— START OF DATA LINES —

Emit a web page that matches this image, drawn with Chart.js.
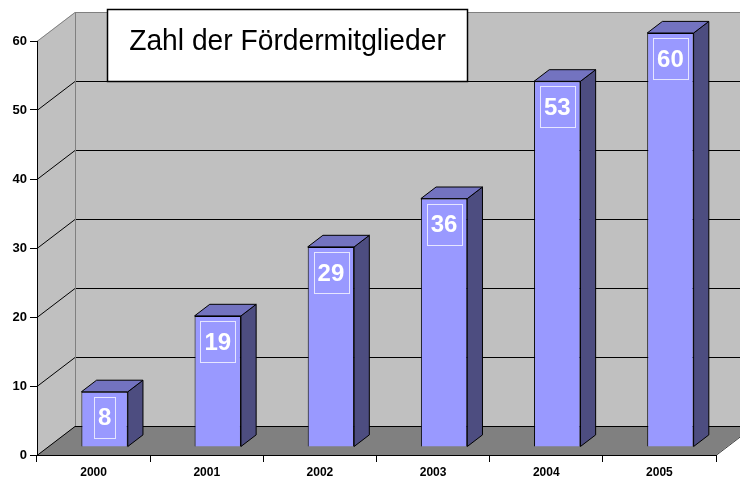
<!DOCTYPE html>
<html lang="de">
<head>
    <meta charset="UTF-8">
    <title>Zahl der Fördermitglieder</title>
    <script src="https://cdn.jsdelivr.net/npm/chart.js"></script>
    <style>
        body { margin: 0; background: #fff; }
        canvas { display: block; }
    </style>
</head>
<body>
    <canvas id="memberChart" width="740" height="477"></canvas>
    <script>
        const chartTitle = 'Zahl der Fördermitglieder';
        const years = ['2000', '2001', '2002', '2003', '2004', '2005'];
        const members = [8, 19, 29, 36, 53, 60];
        const yMin = 0;
        const yMax = 60;
        const yStep = 10;

        // 3D look: wall depth and where the bars sit inside it
        const depthX = 38, depthY = 29;
        const barFront = 0.28, barDepth = 0.4;
        const font = 'Arial, "Liberation Sans", sans-serif';

        const wallsPlugin = {
            id: 'walls',
            beforeDraw(chart) {
                const ctx = chart.ctx;
                const { left, right, top, bottom } = chart.chartArea;
                const yScale = chart.scales.y;
                ctx.save();
                ctx.lineWidth = 1;
                // left side wall
                ctx.fillStyle = '#c0c0c0';
                ctx.beginPath();
                ctx.moveTo(left, bottom);
                ctx.lineTo(left, top);
                ctx.lineTo(left + depthX, top - depthY);
                ctx.lineTo(left + depthX, bottom - depthY);
                ctx.closePath();
                ctx.fill();
                // back wall
                ctx.fillRect(left + depthX, top - depthY, right - left, bottom - top);
                // floor
                ctx.fillStyle = '#808080';
                ctx.beginPath();
                ctx.moveTo(left, bottom);
                ctx.lineTo(right, bottom);
                ctx.lineTo(right + depthX, bottom - depthY);
                ctx.lineTo(left + depthX, bottom - depthY);
                ctx.closePath();
                ctx.fill();
                // grid lines on side and back wall
                for (let v = yMin; v <= yMax; v += yStep) {
                    const yy = Math.round(yScale.getPixelForValue(v)) + 0.5;
                    ctx.strokeStyle = v === yMax ? '#808080' : '#000';
                    ctx.beginPath();
                    ctx.moveTo(left, yy);
                    ctx.lineTo(left + depthX, yy - depthY);
                    ctx.lineTo(right + depthX, yy - depthY);
                    ctx.stroke();
                }
                ctx.strokeStyle = '#808080';
                ctx.beginPath();
                ctx.moveTo(left + depthX + 0.5, top - depthY);
                ctx.lineTo(left + depthX + 0.5, bottom - depthY);
                ctx.stroke();
                ctx.strokeStyle = '#404040';
                ctx.beginPath();
                ctx.moveTo(right, bottom + 0.5);
                ctx.lineTo(right + depthX, bottom - depthY + 0.5);
                ctx.stroke();
                ctx.restore();
            }
        };

        const bars3dPlugin = {
            id: 'bars3d',
            beforeDatasetsDraw(chart) {
                chart.ctx.save();
                chart.ctx.translate(Math.round(depthX * barFront), -Math.round(depthY * barFront));
            },
            afterDatasetsDraw(chart) {
                const ctx = chart.ctx;
                ctx.restore();
                const fx = Math.round(depthX * barFront), fy = Math.round(depthY * barFront);
                const bx = depthX * barDepth, by = depthY * barDepth;
                const meta = chart.getDatasetMeta(0);
                ctx.save();
                ctx.lineWidth = 1;
                ctx.strokeStyle = '#000';
                meta.data.forEach((bar, i) => {
                    const l = bar.x - bar.width / 2 + fx;
                    const r = bar.x + bar.width / 2 + fx;
                    const t = bar.y - fy;
                    const b = bar.base - fy;
                    // side face
                    ctx.fillStyle = '#4d4d80';
                    ctx.beginPath();
                    ctx.moveTo(r, t);
                    ctx.lineTo(r + bx, t - by);
                    ctx.lineTo(r + bx, b - by);
                    ctx.lineTo(r, b);
                    ctx.closePath();
                    ctx.fill();
                    ctx.stroke();
                    // top face
                    ctx.fillStyle = '#7373c0';
                    ctx.beginPath();
                    ctx.moveTo(l, t);
                    ctx.lineTo(l + bx, t - by);
                    ctx.lineTo(r + bx, t - by);
                    ctx.lineTo(r, t);
                    ctx.closePath();
                    ctx.fill();
                    ctx.stroke();
                    // value label in a thin box
                    const text = String(members[i]);
                    ctx.font = 'bold 24px ' + font;
                    const w = ctx.measureText(text).width + 8;
                    const cx = (l + r) / 2;
                    const boxTop = t + 5;
                    ctx.strokeStyle = '#e6e6ff';
                    ctx.strokeRect(Math.round(cx - w / 2) + 0.5, Math.round(boxTop) + 0.5, Math.round(w), 41);
                    ctx.strokeStyle = '#000';
                    ctx.fillStyle = '#fff';
                    ctx.textAlign = 'center';
                    ctx.textBaseline = 'middle';
                    ctx.fillText(text, cx, boxTop + 22);
                });
                ctx.restore();
            }
        };

        const titleBoxPlugin = {
            id: 'titleBox',
            afterDraw(chart) {
                const ctx = chart.ctx;
                const { left } = chart.chartArea;
                const x0 = left + 70;
                const y0 = 9;
                const w = 360, h = 72;
                ctx.save();
                ctx.fillStyle = '#fff';
                ctx.fillRect(x0, y0, w, h);
                ctx.lineWidth = 1.5;
                ctx.strokeStyle = '#000';
                ctx.strokeRect(x0 + 0.5, y0 + 0.5, w, h);
                ctx.fillStyle = '#000';
                ctx.font = '30px ' + font;
                ctx.textAlign = 'center';
                ctx.textBaseline = 'alphabetic';
                ctx.translate(x0 + w / 2 + 0.5, y0 + 41);
                ctx.scale(0.94, 1);
                ctx.fillText(chartTitle, 0, 0);
                ctx.restore();
            }
        };

        new Chart(document.getElementById('memberChart'), {
            type: 'bar',
            data: {
                labels: years,
                datasets: [{
                    data: members,
                    backgroundColor: '#9999ff',
                    borderColor: '#000',
                    borderWidth: 1,
                    barPercentage: 0.41,
                    categoryPercentage: 1,
                    clip: false
                }]
            },
            options: {
                responsive: false,
                animation: false,
                layout: { padding: { top: 41, right: 24, left: 0, bottom: 0 } },
                plugins: {
                    legend: { display: false },
                    tooltip: { enabled: false },
                    title: { display: false }
                },
                scales: {
                    x: {
                        afterFit: scale => { scale.height = 22; },
                        grid: { drawOnChartArea: false, tickLength: 7, color: '#000', offset: true },
                        border: { color: '#000' },
                        ticks: { color: '#000', padding: 3, font: { family: font, size: 12, weight: 'bold' } }
                    },
                    y: {
                        min: yMin,
                        max: yMax,
                        afterFit: scale => { scale.width = 37; },
                        grid: { drawOnChartArea: false, tickLength: 7, color: '#000' },
                        border: { color: '#000' },
                        ticks: { stepSize: yStep, color: '#000', padding: 3, font: { family: font, size: 13, weight: 'bold' } }
                    }
                }
            },
            plugins: [wallsPlugin, bars3dPlugin, titleBoxPlugin]
        });
    </script>
</body>
</html>
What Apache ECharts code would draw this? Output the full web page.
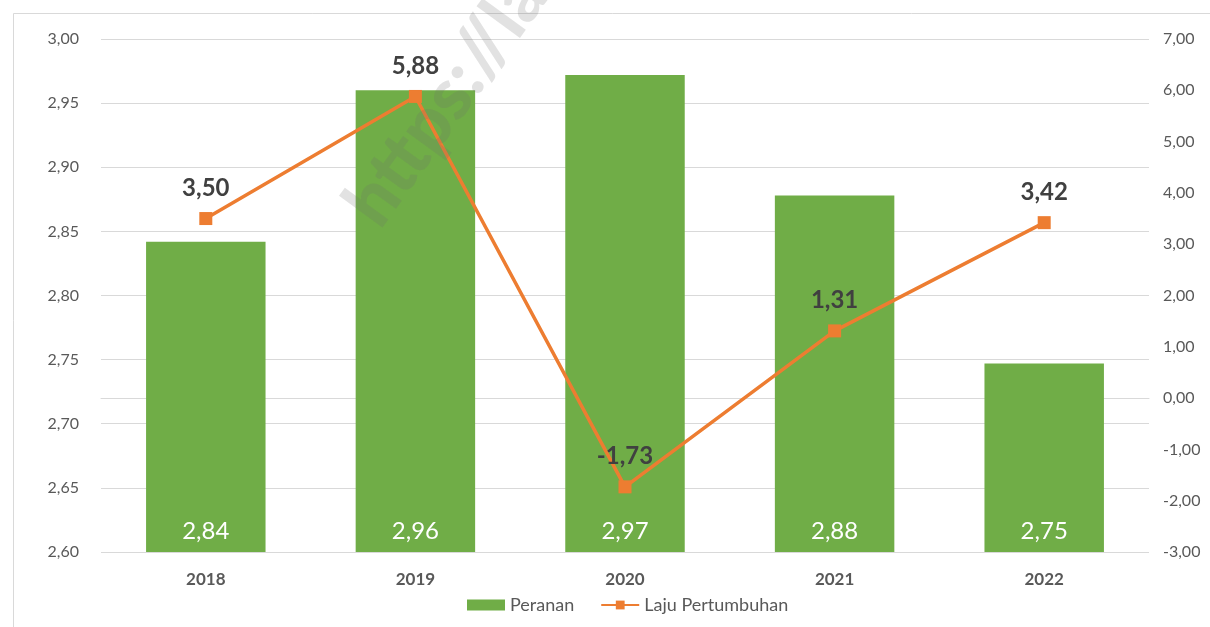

— END OF DATA LINES —

■ GOAL
From the listing above, print every entry precisely and drop the pictures.

■ THE RESULT
Emit a web page that matches this image, drawn with Chart.js.
<!DOCTYPE html>
<html lang="de">
<head>
    <meta charset="UTF-8">
    <title>Zahl der Fördermitglieder</title>
    <script src="https://cdn.jsdelivr.net/npm/chart.js"></script>
    <style>
        body { margin: 0; background: #fff; }
        canvas { display: block; }
    </style>
</head>
<body>
    <canvas id="memberChart" width="740" height="477"></canvas>
    <script>
        const chartTitle = 'Zahl der Fördermitglieder';
        const years = ['2000', '2001', '2002', '2003', '2004', '2005'];
        const members = [8, 19, 29, 36, 53, 60];
        const yMin = 0;
        const yMax = 60;
        const yStep = 10;

        // 3D look: wall depth and where the bars sit inside it
        const depthX = 38, depthY = 29;
        const barFront = 0.28, barDepth = 0.4;
        const font = 'Arial, "Liberation Sans", sans-serif';

        const wallsPlugin = {
            id: 'walls',
            beforeDraw(chart) {
                const ctx = chart.ctx;
                const { left, right, top, bottom } = chart.chartArea;
                const yScale = chart.scales.y;
                ctx.save();
                ctx.lineWidth = 1;
                // left side wall
                ctx.fillStyle = '#c0c0c0';
                ctx.beginPath();
                ctx.moveTo(left, bottom);
                ctx.lineTo(left, top);
                ctx.lineTo(left + depthX, top - depthY);
                ctx.lineTo(left + depthX, bottom - depthY);
                ctx.closePath();
                ctx.fill();
                // back wall
                ctx.fillRect(left + depthX, top - depthY, right - left, bottom - top);
                // floor
                ctx.fillStyle = '#808080';
                ctx.beginPath();
                ctx.moveTo(left, bottom);
                ctx.lineTo(right, bottom);
                ctx.lineTo(right + depthX, bottom - depthY);
                ctx.lineTo(left + depthX, bottom - depthY);
                ctx.closePath();
                ctx.fill();
                // grid lines on side and back wall
                for (let v = yMin; v <= yMax; v += yStep) {
                    const yy = Math.round(yScale.getPixelForValue(v)) + 0.5;
                    ctx.strokeStyle = v === yMax ? '#808080' : '#000';
                    ctx.beginPath();
                    ctx.moveTo(left, yy);
                    ctx.lineTo(left + depthX, yy - depthY);
                    ctx.lineTo(right + depthX, yy - depthY);
                    ctx.stroke();
                }
                ctx.strokeStyle = '#808080';
                ctx.beginPath();
                ctx.moveTo(left + depthX + 0.5, top - depthY);
                ctx.lineTo(left + depthX + 0.5, bottom - depthY);
                ctx.stroke();
                ctx.strokeStyle = '#404040';
                ctx.beginPath();
                ctx.moveTo(right, bottom + 0.5);
                ctx.lineTo(right + depthX, bottom - depthY + 0.5);
                ctx.stroke();
                ctx.restore();
            }
        };

        const bars3dPlugin = {
            id: 'bars3d',
            beforeDatasetsDraw(chart) {
                chart.ctx.save();
                chart.ctx.translate(Math.round(depthX * barFront), -Math.round(depthY * barFront));
            },
            afterDatasetsDraw(chart) {
                const ctx = chart.ctx;
                ctx.restore();
                const fx = Math.round(depthX * barFront), fy = Math.round(depthY * barFront);
                const bx = depthX * barDepth, by = depthY * barDepth;
                const meta = chart.getDatasetMeta(0);
                ctx.save();
                ctx.lineWidth = 1;
                ctx.strokeStyle = '#000';
                meta.data.forEach((bar, i) => {
                    const l = bar.x - bar.width / 2 + fx;
                    const r = bar.x + bar.width / 2 + fx;
                    const t = bar.y - fy;
                    const b = bar.base - fy;
                    // side face
                    ctx.fillStyle = '#4d4d80';
                    ctx.beginPath();
                    ctx.moveTo(r, t);
                    ctx.lineTo(r + bx, t - by);
                    ctx.lineTo(r + bx, b - by);
                    ctx.lineTo(r, b);
                    ctx.closePath();
                    ctx.fill();
                    ctx.stroke();
                    // top face
                    ctx.fillStyle = '#7373c0';
                    ctx.beginPath();
                    ctx.moveTo(l, t);
                    ctx.lineTo(l + bx, t - by);
                    ctx.lineTo(r + bx, t - by);
                    ctx.lineTo(r, t);
                    ctx.closePath();
                    ctx.fill();
                    ctx.stroke();
                    // value label in a thin box
                    const text = String(members[i]);
                    ctx.font = 'bold 24px ' + font;
                    const w = ctx.measureText(text).width + 8;
                    const cx = (l + r) / 2;
                    const boxTop = t + 5;
                    ctx.strokeStyle = '#e6e6ff';
                    ctx.strokeRect(Math.round(cx - w / 2) + 0.5, Math.round(boxTop) + 0.5, Math.round(w), 41);
                    ctx.strokeStyle = '#000';
                    ctx.fillStyle = '#fff';
                    ctx.textAlign = 'center';
                    ctx.textBaseline = 'middle';
                    ctx.fillText(text, cx, boxTop + 22);
                });
                ctx.restore();
            }
        };

        const titleBoxPlugin = {
            id: 'titleBox',
            afterDraw(chart) {
                const ctx = chart.ctx;
                const { left } = chart.chartArea;
                const x0 = left + 70;
                const y0 = 9;
                const w = 360, h = 72;
                ctx.save();
                ctx.fillStyle = '#fff';
                ctx.fillRect(x0, y0, w, h);
                ctx.lineWidth = 1.5;
                ctx.strokeStyle = '#000';
                ctx.strokeRect(x0 + 0.5, y0 + 0.5, w, h);
                ctx.fillStyle = '#000';
                ctx.font = '30px ' + font;
                ctx.textAlign = 'center';
                ctx.textBaseline = 'alphabetic';
                ctx.translate(x0 + w / 2 + 0.5, y0 + 41);
                ctx.scale(0.94, 1);
                ctx.fillText(chartTitle, 0, 0);
                ctx.restore();
            }
        };

        new Chart(document.getElementById('memberChart'), {
            type: 'bar',
            data: {
                labels: years,
                datasets: [{
                    data: members,
                    backgroundColor: '#9999ff',
                    borderColor: '#000',
                    borderWidth: 1,
                    barPercentage: 0.41,
                    categoryPercentage: 1,
                    clip: false
                }]
            },
            options: {
                responsive: false,
                animation: false,
                layout: { padding: { top: 41, right: 24, left: 0, bottom: 0 } },
                plugins: {
                    legend: { display: false },
                    tooltip: { enabled: false },
                    title: { display: false }
                },
                scales: {
                    x: {
                        afterFit: scale => { scale.height = 22; },
                        grid: { drawOnChartArea: false, tickLength: 7, color: '#000', offset: true },
                        border: { color: '#000' },
                        ticks: { color: '#000', padding: 3, font: { family: font, size: 12, weight: 'bold' } }
                    },
                    y: {
                        min: yMin,
                        max: yMax,
                        afterFit: scale => { scale.width = 37; },
                        grid: { drawOnChartArea: false, tickLength: 7, color: '#000' },
                        border: { color: '#000' },
                        ticks: { stepSize: yStep, color: '#000', padding: 3, font: { family: font, size: 13, weight: 'bold' } }
                    }
                }
            },
            plugins: [wallsPlugin, bars3dPlugin, titleBoxPlugin]
        });
    </script>
</body>
</html>
What Apache ECharts code would draw this? Output the full web page.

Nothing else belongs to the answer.